Don't give up on the utilities.  You lost me some on your logic to avoid them.  I have a 500% return on XEL.  If I had managed to do that a little more often I would be worrying about CD rates a lot more than the S&P 500 now.  Smile    Of course I could have grabbed the wrong utility and I'd be sitting on an extremely low growth dividend play a few years later.    

[quote pid='15497' dateline='1541899528']
Yes like the wrong utilities such as EIX and PCG. Those stocks are getting smoked due to CA wild fires. 


          

       
[/quote]

[/quote]
Diversification matters. Utility companies all across the nation in this case. This week might be the best time ever to buy EIX, but if you bought last month it could sour you on the sector forever. Good investors keep emotion 100% out of their decisions, but I am human.

Back on topic. Finished out my position in APPL today. Which in this case means one round lot so I can sell a call someday if it runs up too fast. I can only hope that happens. APPL should be repurchasing shares any minute now if they are out of the blackout period. Wonder how long it will be before the same analysts are pounding the table with buy-buy-buy!

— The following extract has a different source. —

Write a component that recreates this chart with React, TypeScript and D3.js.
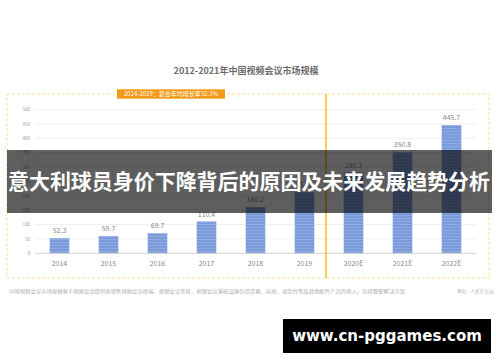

Sold a DEC 21st 57.50 put on MO today during the dip at the open due to "menthol" drama. Previously sold calls and puts expire worthless again this Friday. The weekly mini price swings have been easy money. I am long MO also.
BTI appears to be getting stupid cheap with all the FDA menthol nonsense.
(11-13-2018, 11:34 AM)Otter Wrote: [ -> ]BTI appears to be getting stupid cheap with all the FDA menthol nonsense.

It's pure nonsense.  MO is getting hit too and I am playing the game.  I'm supposed to be investing but the never ending market noise is just too easy to trade while I wait.  Smile

I added some HD, and flipped some HD options on the bad reaction to an excellent earnings report.
Bought HD at 176 on the earnings report reaction.
Sold out a small position I had in HCP and added more aapl
Added to VLO and EOG. Oil way over done here!
(11-14-2018, 09:53 AM)divmenow Wrote: [ -> ]Added to VLO and EOG. Oil way over done here!

They say there is no such thing as an oversold commodity but I do hope you are right.  I was looking at VLO some time back but ended up with CVX, BP and some MRO puts.  The oversupply management is going to be complicated.  OPEC can't control supply as effectively as they once could.  Our Prez is going to scream loud when they make any attempt to cut production, which I think they will.  It's just crazy how fast oil went from raging bull to bear.  If it would just settle around $65-70 we would probably have reasonably priced gasoline and happy enough oil company shareholders.
Added to my existing WFC position this morning. Seems fairly valued, and 3.3% yield is solid and well-covered.

Binary

LEG, initial purchase
Just increased my BTI position by 1/3.